I was standing photographing black and white images at Rannoch Moor, thinking of my longest and dearest friend of 40 years, far away in New Zealand. It was New Years Day and I just couldn’t stop thinking about her. I knew she would love these: the snow, frost and of course the trees. Her favourite scene.
That very night Anne shared a wee secret: she was coming home for Christmas. Omg it was like the Universe answered my prayers.
After the excitement the doubt filled my thoughts. What if she doesn’t like me anymore? She hasn’t seen me since my illness with Complex Post Traumatic Stress Disorder.
Of course, she knew. Anne’s home was where I often fled to in my early years.

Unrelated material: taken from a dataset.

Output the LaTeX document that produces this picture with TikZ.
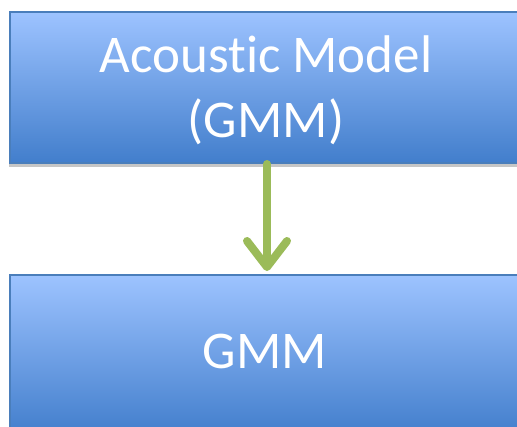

What if my anxiety stops me seeing her? What if, what if and so it began. That inner critic.
Christmas came and three cancelled flights and a lot of tears later due to a poorly run agency. It hit me,there is just some things you cannot control. I just had to accept it. I upped the work on my self compassion and grounding techniques.
Well, my best friend hasn’t long left with her gorgeous family back to New Zealand. We got that chat that I’ve waited so long to do and that big hug.
It was a life changing healing moment and it’s helped no end. It gave my recovery a real mindful purpose. We have a friendship bonded by time and a whole lot of love that will never be broken.
True friendships will get through anything and will never be judged. Bonded together, mental illness can’t tear it apart!Twined together even though miles apart.